21 October 2006

What drives immigration policy?

We happily delegate many decisions to government because politicians and officials are specialists; they have deeper understanding of most of the issues, and we trust them to act on our behalf. Sometimes our trust is misplaced. But even more often, I think, government drifts into policies that have major impacts on citizens' lives, without realising what it is doing. Some of these policies can be self-reinforcing, acquiring an intertia of their own, which makes them very difficult to stop. Much of the western world is, in my view, experiencing this with immigration policy. Immigration has undoubted benefits, but my beef today is about its effects on house prices. I am thinking of New Zealand and the UK, and what I see in those countries is that ordinary working couples who cannot rely on family help are struggling to buy houses. I also think that governments in these countries are now in a position where they feel compelled to keep house prices high, or risk (1) offending middle-class property owners and (2)
a house price crash, leading to a slump in consumption, unemployment and electoral unpopularity. It is in these governments' interest, at least in the short run, to keep immigrants coming to buttress the housing market.

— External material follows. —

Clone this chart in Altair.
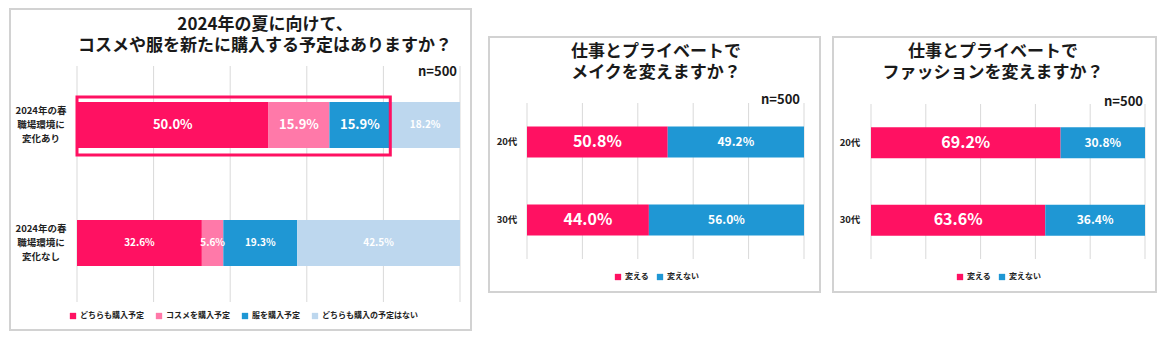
import altair as alt
import pandas as pd

FONT = "Noto Sans CJK JP"

# ---------------- data ----------------
p1_title = "2024年の夏に向けて、\nコスメや服を新たに購入する予定はありますか？"
p1_rows = ["2024年の春\n職場環境に\n変化あり", "2024年の春\n職場環境に\n変化なし"]
p1_series = ["どちらも購入予定", "コスメを購入予定", "服を購入予定", "どちらも購入の予定はない"]
p1_colors = ["#FF1162", "#FF79A9", "#1F97D4", "#BDD7EE"]
p1_values = [[50.0, 15.9, 15.9, 18.2], [32.6, 5.6, 19.3, 42.5]]

p2_title = "仕事とプライベートで\nメイクを変えますか？"
p3_title = "仕事とプライベートで\nファッションを変えますか？"
age_rows = ["20代", "30代"]
change_series = ["変える", "変えない"]
change_colors = ["#FF1162", "#1F97D4"]
p2_values = [[50.8, 49.2], [44.0, 56.0]]
p3_values = [[69.2, 30.8], [63.6, 36.4]]

sample_label = "n=500"
grid_ticks = [0, 20, 40, 60, 80, 100]


def stack_frame(rows, series, values):
    recs = []
    for ri, (r, vals) in enumerate(zip(rows, values)):
        acc = 0.0
        for si, (s, v) in enumerate(zip(series, vals)):
            recs.append(dict(row=r, ri=ri, series=s, si=si, value=v,
                             start=acc, end=acc + v, mid=acc + v / 2,
                             label=f"{v:.1f}%"))
            acc += v
    return pd.DataFrame(recs)


def panel(rows, series, colors, values, title, L, big_test, highlight=None):
    df = stack_frame(rows, series, values)
    xs = alt.Scale(domain=[0, 100], range=L["xr"], nice=False, zero=False)
    pi = L["pi"]
    ys = alt.Scale(domain=rows, range=L["yr"], paddingInner=pi, paddingOuter=pi / 2)
    one = pd.DataFrame({"a": [0]})

    border = alt.Chart(one).mark_rect(fill="white", stroke="#D2D2D2", strokeWidth=2).encode(
        x=alt.value(L["box"][0]), x2=alt.value(L["box"][1]),
        y=alt.value(L["box"][2]), y2=alt.value(L["box"][3]))

    grid = alt.Chart(pd.DataFrame({"t": grid_ticks})).mark_rule(color="#D9D9D9", strokeWidth=1).encode(
        x=alt.X("t:Q", scale=xs, axis=None),
        y=alt.value(L["yr"][0]), y2=alt.value(L["yr"][1]))

    bars = alt.Chart(df).mark_bar().encode(
        x=alt.X("start:Q", scale=xs, axis=None),
        x2="end:Q",
        y=alt.Y("row:N", scale=ys, axis=None),
        color=alt.Color("series:N", scale=alt.Scale(domain=series, range=colors),
                        legend=alt.Legend(orient="none", legendX=L["lx"], legendY=L["ly"],
                                          direction="horizontal", columns=len(series),
                                          title=None, symbolType="square", symbolSize=40,
                                          symbolStrokeWidth=0, labelFont=FONT, labelFontSize=8,
                                          labelFontWeight="bold", labelColor="#222222",
                                          columnPadding=L["cp"], labelOffset=3, padding=0)))

    big = alt.Chart(df).transform_filter(big_test).mark_text(
        font=FONT, fontSize=L["big"], fontWeight="bold", color="white").encode(
        x=alt.X("mid:Q", scale=xs, axis=None),
        y=alt.Y("row:N", scale=ys, axis=None),
        text="label:N")
    small = alt.Chart(df).transform_filter(f"!({big_test})").mark_text(
        font=FONT, fontSize=L["small"], fontWeight="bold", color="white").encode(
        x=alt.X("mid:Q", scale=xs, axis=None),
        y=alt.Y("row:N", scale=ys, axis=None),
        text="label:N")

    nlines = max(r.count("\n") + 1 for r in rows)
    rowlab = alt.Chart(pd.DataFrame({"row": rows})).mark_text(
        font=FONT, fontSize=L["rowsize"], fontWeight="bold", color="#222222",
        lineBreak="\n", lineHeight=14, align="center", baseline="middle",
        dy=-(nlines - 1) * 14 / 2).encode(
        x=alt.value(L["rowx"]),
        y=alt.Y("row:N", scale=ys, axis=None),
        text="row:N")

    ttl = alt.Chart(pd.DataFrame({"t": [title]})).mark_text(
        font=FONT, fontSize=17, fontWeight="bold", color="#1A1A1A",
        lineBreak="\n", lineHeight=21, align="center", baseline="middle").encode(
        x=alt.value(L["tx"]), y=alt.value(L["ty"]), text="t:N")

    nlab = alt.Chart(pd.DataFrame({"t": [sample_label]})).mark_text(
        font=FONT, fontSize=13, fontWeight="bold", color="#1A1A1A",
        align="right", baseline="middle").encode(
        x=alt.value(L["nx"]), y=alt.value(L["ny"]), text="t:N")

    layers = [border, grid, bars, big, small, rowlab, ttl, nlab]

    if highlight is not None:
        hdf = pd.DataFrame({"s": [0.0], "e": [sum(values[0][:highlight])]})
        hl = alt.Chart(hdf).mark_rect(fillOpacity=0, stroke="#FF1162", strokeWidth=3).encode(
            x=alt.X("s:Q", scale=xs, axis=None), x2="e:Q",
            y=alt.value(L["hy"][0]), y2=alt.value(L["hy"][1]))
        layers.append(hl)

    return alt.layer(*layers).properties(
        width=L["w"], height=337,
        view=alt.ViewBackground(stroke="transparent", strokeWidth=0))


L1 = dict(w=480, box=(10, 471, 9, 330), xr=[77, 460], yr=[66, 302], pi=0.61,
          lx=69, ly=312, cp=11, big=13, small=10, rowsize=9.5, rowx=41,
          tx=265, ty=25, nx=457, ny=72, hy=(97, 155))
L2 = dict(w=346, box=(9, 340, 37, 292), xr=[47, 324], yr=[103, 259], pi=0.60,
          lx=134, ly=273, cp=7, big=16, small=12, rowsize=9.5, rowx=27,
          tx=176, ty=52, nx=320, ny=100)
L3 = dict(w=339, box=(7, 330, 37, 292), xr=[45, 319], yr=[104, 259], pi=0.60,
          lx=130, ly=273, cp=7, big=16, small=12, rowsize=9.5, rowx=24,
          tx=167, ty=52, nx=317, ny=102)

c1 = panel(p1_rows, p1_series, p1_colors, p1_values, p1_title, L1,
           "datum.ri == 0 && datum.si < 3", highlight=3)
c2 = panel(age_rows, change_series, change_colors, p2_values, p2_title, L2, "datum.si == 0")
c3 = panel(age_rows, change_series, change_colors, p3_values, p3_title, L3, "datum.si == 0")

chart = alt.hconcat(c1, c2, c3, spacing=0, padding=0).resolve_scale(
    x="independent", y="independent", color="independent"
).resolve_legend(color="independent").configure_view(
    stroke="transparent", strokeWidth=0).configure(font=FONT)

chart.save("out.html", embed_options={"renderer": "svg", "actions": False})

The purpose of this post is merely to point out that this immigration has much wider effects on society than this, and that maintaining house prices is hardly a legitimate policy outcome. Certainly it's on nobody's election manifestoes. Yet it does seem to have become an implicit policy goal; one that's been reached by default, and will be very difficult to reverse, even if some far-sighted politicians see and care about the long-term effects it has on the social fabric of New Zealand or the UK - or the societies that migrants leave behind. Like farm subsidies or a drug habit, policies to support the housing market are far more difficult to end than to start.

More transparency at the outset is essential. If governments want to subsidise wealthy landowners and agribusiness (as most rich countries do) then they should come out openly and say that that is their policy. And if they see high house prices as an end itself, then they should openly admit it, and we could vote accordingly.

I am not of course objecting to immigration. I am though objecting to policies that have huge effects on people being made by default and without any sort of consultation. A Social Policy Bond regime would from its very outset specify explicit policy goals. People would vote for the outcomes they favoured, not for the least unappealing party leader or phatic statements of intent. Greater informed public participation in the political process would not only be an end in itself: it would be a way of securing more 'buy in' to crucial policies, like immigration policy. Immigrants would felt and actually been more welcome and more willing to integrate if the host population had first been consulted about whether they were to be admitted.